Jak informuje portal cozadzien.pl, 21 września sąd orzekł, że Bąkiewicz ma przeprosić Konrada Frysztaka w swoich mediach społecznościowych i na antenie Radia Radom, a także wpłacić trzy tysiące złotych na Stowarzyszenie Pomocy Niepełnosprawnym "Do Celu" i zwrócić koszty postępowania. Bąkiewicz stwierdził, że wyrok to przykład "odbierania wolności słowa", przeciwko czemu kandydat PiS zamierza aktywnie protestować.
- Nie zastosuję się do orzeczeń, jeśli byłyby one niezgodne z prawdą i stanem faktycznym. Jeśli sąd będzie miał taką możliwość, będę wnioskował o to, żeby zamienić to na areszt czy więzienie.
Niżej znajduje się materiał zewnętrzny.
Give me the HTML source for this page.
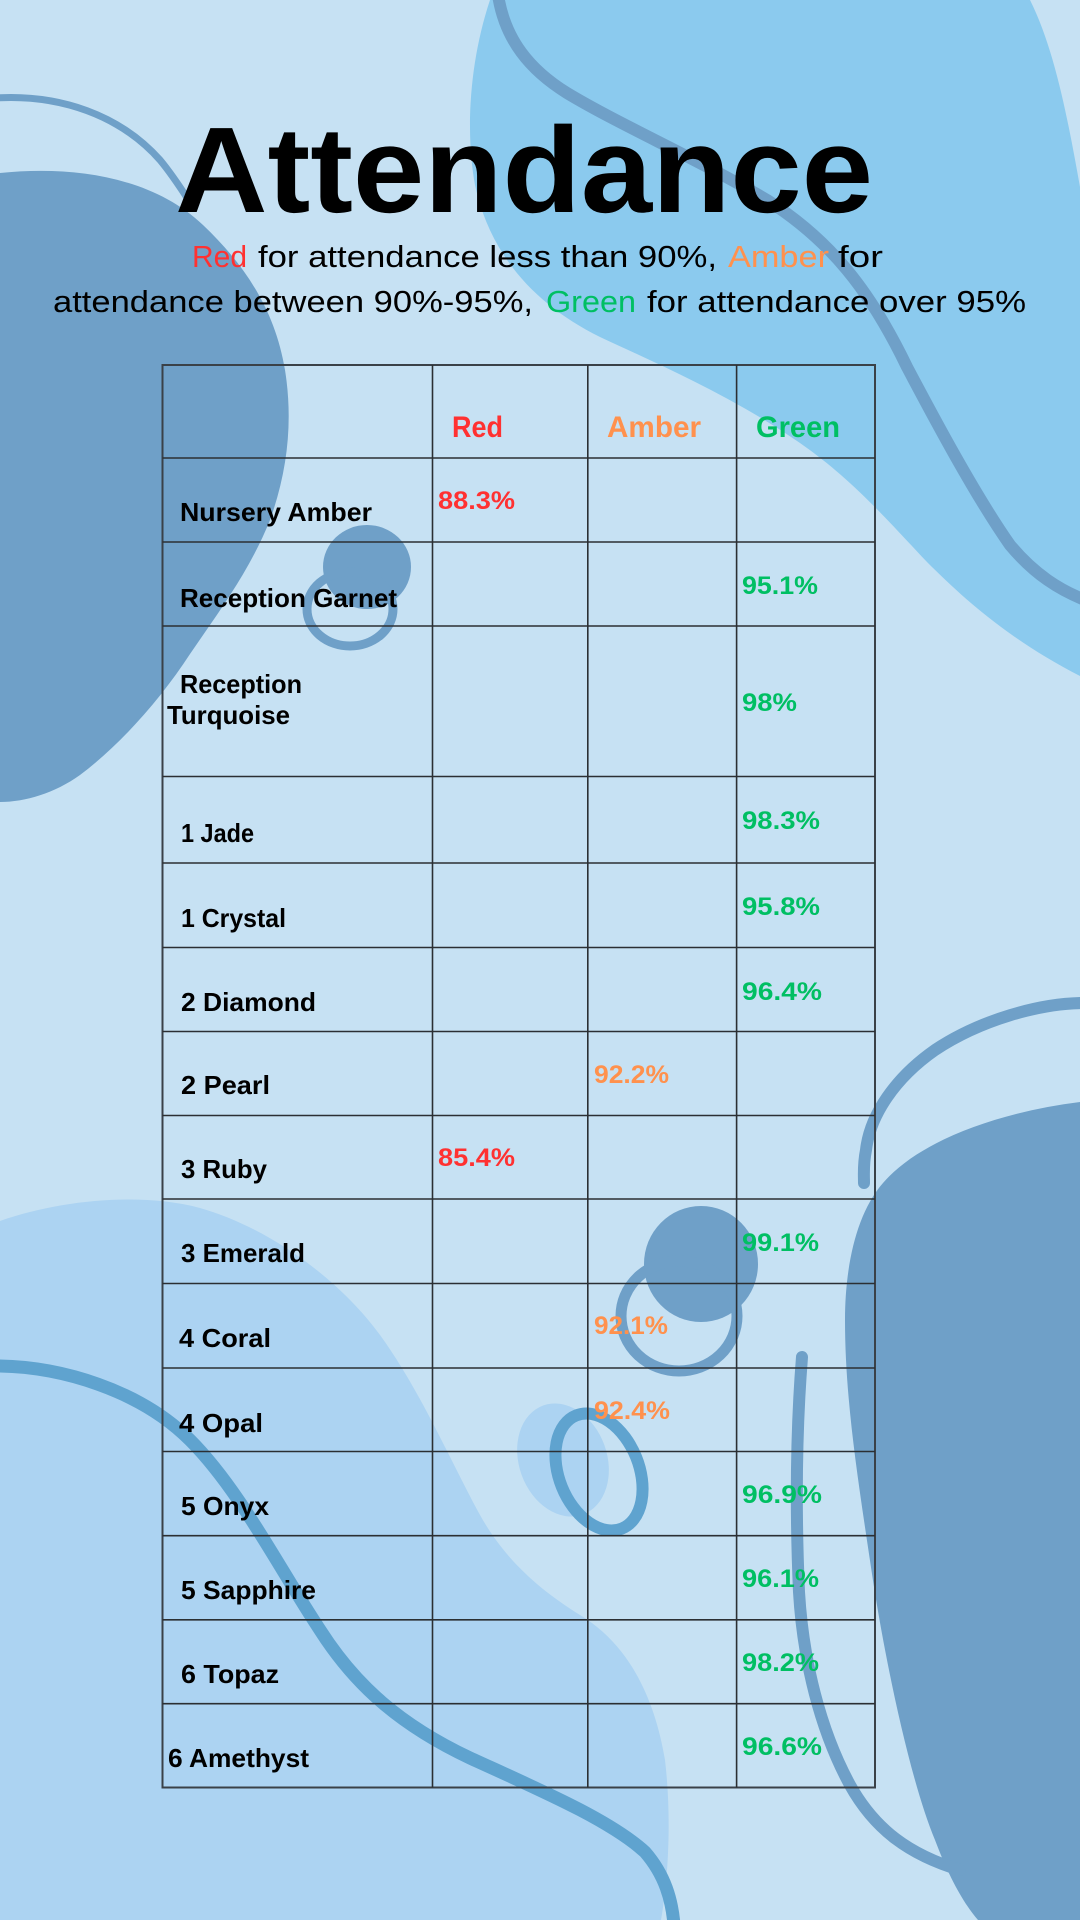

Bardzo chętnie w ten sposób będę protestował przeciwko odbieraniu mi wolności słowa, która w mojej ocenie jest łamana przez sąd - powiedział Robert Bąkiewicz.
Robert Bąkiewicz skomentował wyrok również na Twitterze. Polityk Suwerennej Polski nazwał orzeczenie "zemstą sędziowskiej kasty". Zapowiedział też złożenie odwołania od wyroku i zadeklarował, że "nie zamierza przepraszać Frysztaka, nawet jeśli sąd będzie chciał go wsadzić do więzienia". Bąkiewicz stwierdził także, że sędzia Marek Gralec, który wydał orzeczenie, jest rzekomo stronniczy. Kandydat PiS wnioskował wcześniej o wyłączenie Gralca, ale sąd odrzucił jego wniosek.
"Wyrok oczywiście jest kuriozalny i całkowicie się z nim nie zgadzam. Ale jak mógłby być inny, skoro 'przypadkowo' wylosowano sędziego Marka Gralca z 'Iustitii'. Tak, tej 'Iustitii', która blokowała reformy sądownictwa i chce, aby polskie prawo było poniżej prawa Unii Europejskiej. Wyrok był więc z góry znany. Nie zdziwiłbym się, gdyby treść orzeczenia była pisana przed samą rozprawą" - napisał Robert Bąkiewicz.